Although it’s tough to predict if this is even possible, Mike D’Antoni must get the players to regroup for two regular season games. These contests aren’t just about the immediate future, they have a bearing on the franchise’s next steps.
The Purple and Gold must figure things out and band together. It’s an incredibly difficult proposition to ask the guys to “suck it” and go out and win two more games, but make no mistake that’s exactly how Kobe would approach the situation if say Dwight Howard had been the one who had been injured.
As odd as this may sound, the future is now. The Hollinger Playoff Odds give the Lakers a 79.1 percent chance of making the playoffs. The Utah Jazz who trail the Lake Show have a 20.9 percent probability of overtaking the final Western Conference playoff spot.
The schedule breakdown for the Lakers:
- Sunday April 14: San Antonio Spurs
- Wednesday April 17: Houston Rockets
Both games will be played at home.
This might be a little scary but there’s no way around it.
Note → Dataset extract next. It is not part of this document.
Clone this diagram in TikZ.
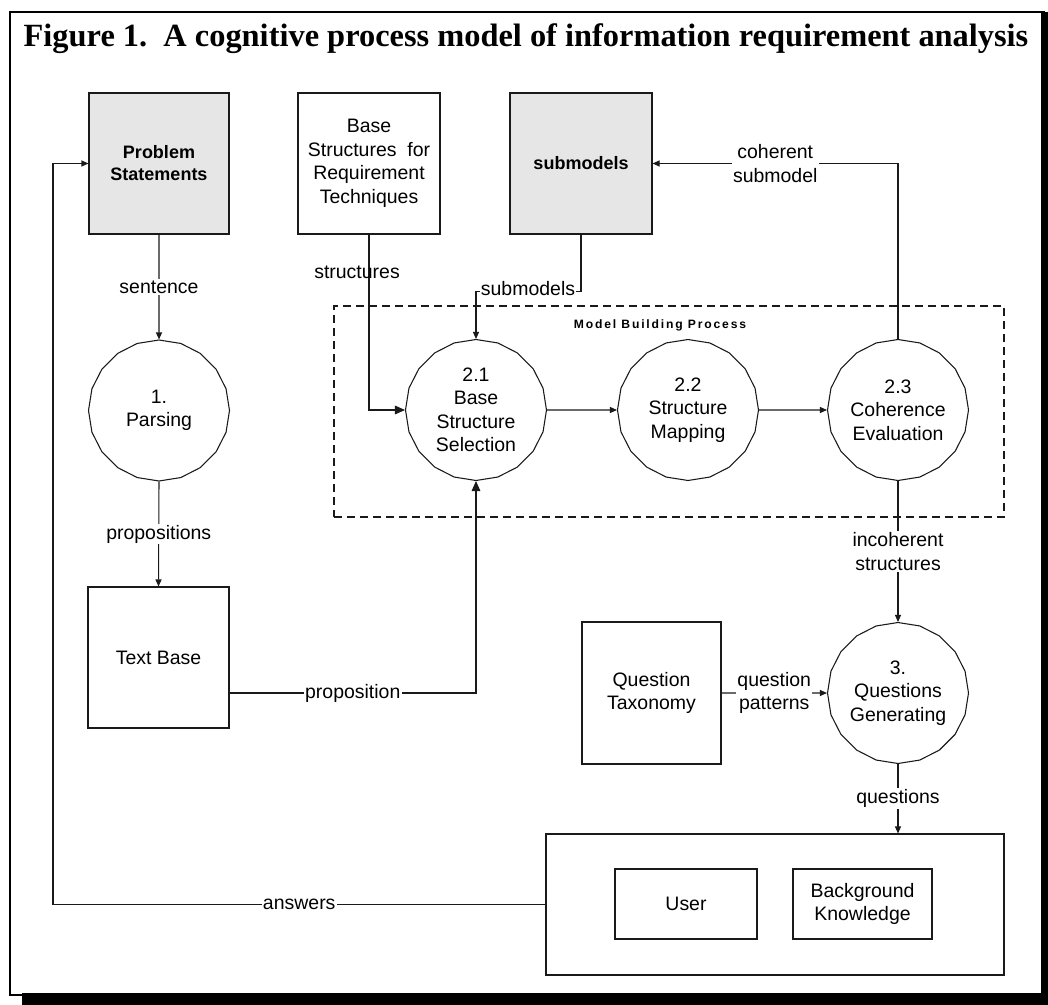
\documentclass[tikz,border=0pt]{standalone}
\usepackage{fontspec}
\setmainfont{Liberation Sans}
\newfontfamily\titlefont{Liberation Serif}
\usetikzlibrary{shapes.geometric,arrows.meta}
\newcommand\diagfont{\fontsize{14.6}{17.6}\selectfont}
\newcommand\diagbold{\fontsize{13.5}{16.5}\selectfont\bfseries}
\definecolor{linec}{HTML}{1A1A1A}
\definecolor{boxgray}{HTML}{E6E6E6}
\begin{document}
\begin{tikzpicture}[x=0.75pt,y=-0.75pt,
  every node/.style={font=\diagfont},
  box/.style={draw=linec, line width=0.8pt, fill=white, inner sep=0pt, align=center},
  graybox/.style={box, fill=boxgray, font=\diagbold},
  proc/.style={regular polygon, regular polygon sides=20, shape border rotate=9,
     draw=linec, line width=0.8pt, fill=white, minimum size=105.75pt, inner sep=0pt, align=center},
  conn/.style={draw=linec, line width=0.8pt},
  arr/.style={conn, -{Triangle[length=5.25pt,width=4.5pt]}},
  bigarr/.style={conn, -{Triangle[length=7.5pt,width=6.5pt]}},
  lbl/.style={fill=white, inner sep=1pt, align=center},
  plainlbl/.style={inner sep=1pt, align=center},
]
\useasboundingbox (0,0) rectangle (1048,1005);
% frame
\draw[line width=2pt] (10,12) rectangle (1044,995);
\fill (1041,12) rectangle (1048,1005);
\fill (22,993) rectangle (1048,1005);
% title
\node[anchor=base, font=\titlefont\bfseries\fontsize{24.3}{28}\selectfont] (title) at (526,47)
  {Figure 1.\ \ A cognitive process model of information requirement analysis};

% dashed group
\node[draw=linec, line width=0.8pt, dash pattern=on 6pt off 3.75pt,
      minimum width=502.5pt, minimum height=158.25pt, inner sep=0pt] (mbp) at (669,411.5) {};
\node[font=\fontsize{9.1}{11}\selectfont\bfseries\addfontfeature{LetterSpace=15}] (mbplbl) at (660,325) {Model Building Process};

% stores
\node[graybox, minimum width=105pt, minimum height=105.75pt] (prob) at (159,163.5) {Problem\\Statements};
\node[box, minimum width=106.5pt, minimum height=105.75pt] (base) at (369,163.5) {Base\\Structures\ \ for\\Requirement\\Techniques};
\node[graybox, minimum width=106.5pt, minimum height=105.75pt] (subm) at (581,163.5) {submodels};
\node[box, minimum width=105.75pt, minimum height=105.75pt] (tb) at (158.5,657.5) {Text Base};
\node[box, minimum width=104.25pt, minimum height=106.5pt] (qt) at (651.5,693) {Question\\Taxonomy};
\node[box, minimum width=343.5pt, minimum height=105.75pt] (big) at (775,904.5) {};
\node[box, minimum width=106.5pt, minimum height=52.5pt] (user) at (686,904) {User};
\node[box, minimum width=104.25pt, minimum height=52.5pt] (bg) at (862.5,904) {Background\\Knowledge};

% processes
\node[proc] (pars) at (159,410.5) {1.\\Parsing};
\node[proc] (p21) at (476,410) {2.1\\Base\\Structure\\Selection};
\node[proc] (p22) at (688,410) {2.2\\Structure\\Mapping};
\node[proc] (p23) at (898,410) {2.3\\Coherence\\Evaluation};
\node[proc] (p3) at (898,693) {3.\\Questions\\Generating};

% connectors
\draw[arr] (prob.south) -- node[lbl] {sentence} (pars.north);
\draw[arr] (pars.south) -- node[lbl] {propositions} (tb.north);
\draw[bigarr] (tb.east |- 0,693) -| node[lbl, pos=0.25] {proposition} (p21.south);
\draw[bigarr] (base.south) |- (p21.west);
\node[plainlbl] (lstruct) at (357,272) {structures};
\draw[arr] (subm.south) -- ++(0,57) -| (p21.north);
\node[lbl] (lsubm) at (528,289) {submodels};
\draw[arr] (p21.east) -- (p22.west);
\draw[arr] (p22.east) -- (p23.west);
\draw[arr] (p23.north) |- node[lbl, pos=0.75] {coherent\\submodel} (subm.east);
\draw[arr] (p23.south) -- node[lbl] {incoherent\\structures} (p3.north);
\draw[arr] (qt.east) -- node[lbl] {question\\patterns} (p3.west);
\draw[arr] (p3.south) -- node[lbl] {questions} (p3.south |- big.north);
\coordinate (ret) at (53,904.5);
\draw[arr] (big.west) -- node[lbl] {answers} (ret) |- (prob.west);
\end{tikzpicture}
\end{document}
In the 19 minutes the Lakers played this season without Kobe Bryant against the Spurs, the Lakers scored 80.2 points per 100 possessions according to NBA.com’s advanced stats tool. Projected over a full season, that’s easily the worst figure in the league.
As it pertains to the Rockets, in 32 minutes without Bryant, NBA.com’s advanced stats tool tells us the Lakers scored 91.9 points per 100 possessions. It’s an improvement in comparison to the numbers against the Spurs, but still worthy of last place in the Association.
The sample sizes are incredibly small obviously.
The Lakers will now have to mix and match and then figure out which lineups work best. It stands to reason D’Antoni will always have either Gasol or Howard on the floor if the team will remain successful.
The sky has officially fallen in Los Angeles. Now it’s time for damage control.
Statistical support provided by NBA.com.